BAML’s survey said ‘European disintegration’ following a series of elections this year posed a bigger risk to financial markets than the prospect of a trade war. “European politics makes a return as the top tail-risk to global markets,” said BAML strategist Manish Kabra. He continued: “Sentiment towards French equities has dropped to its lowest level in almost two-years and France is now the least-preferred equity index in Europe.”
This doesn’t really surprise me. However, I listen to many of my colleagues in the industry and they insist that things are going well. Now that may currently be true for the UK where economic growth is exceeding expectations. Business and consumer confidence also remain high, despite the looming threat of higher inflation and the knock-on from moderating consumer spending. Yet ‘Brand GB’ remains solid and many economists, including the European Commission, have upped their growth forecasts for the UK.
All well and good. But we cannot afford the luxury of looking at ourselves in isolation while hoping that what happens internationally will not to affect us. When viewed in full, all those macro-economic and geo-political shenanigans on the fringes of our vision constitute a world in turmoil with uncertainties piling up.
When we put on our corrective fiscal spectacles, the sorrowful state of the Italian banking system comes into sharp focus. And then, of course, there’s Greece. I have always maintained that the bailout plans were a sticking plaster offering no permanent solution. Things are coming to a head.

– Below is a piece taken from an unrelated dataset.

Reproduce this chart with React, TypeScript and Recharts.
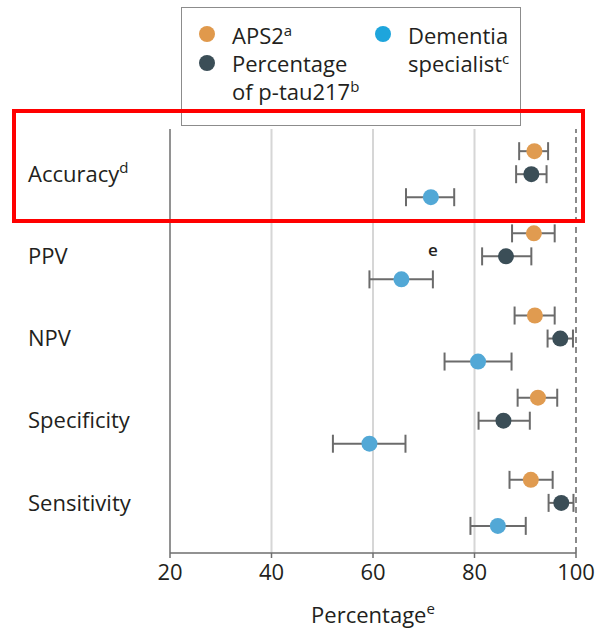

This failure to agree on measures to unlock €7 billion for Athens means the issue could become a political hand grenade to be lobbed into the Dutch and French election campaigns. EU officials are at odds with the IMF over whether to grant debt relief to Greece; they feel they have already given the country significant debt relief and are reluctant to go further. This is a worry. Even if a deal is struck, the problem isn’t going away.
And then you have the elections in Europe themselves, which have the potential to throw an almighty spanner into the continent’s political works. Christine Lagarde, managing director of the IMF, warned that political instability threatens the continent, declaring herself ‘worried’ by the elections. Votes this year include the French Presidential election, which is expected to see Front National leader Marine Le Pen reach the second round. Le Pen wants a referendum on taking France out of the euro. The Dutch election could also give more power to eurosceptic Geert Wilders, while Angela Merkel’s plans could be disrupted in September’s German elections. The German vote in particular has consequences for the Greek bailout because direct cash transfers to Greece, rather than loans, are unpopular with Germany’s electorate.
So much to think about, so many uncertainties. It’s no wonder BAML has reached the conclusion it has. Anything can happen. And the UK cannot take comfort by believing itself to be immune to these events. Notwithstanding Brexit, we will continue to be affected by global events and their ramifications. We need to spend more time looking beyond our borders, and less focusing on the minutia of the UK’s current economic data.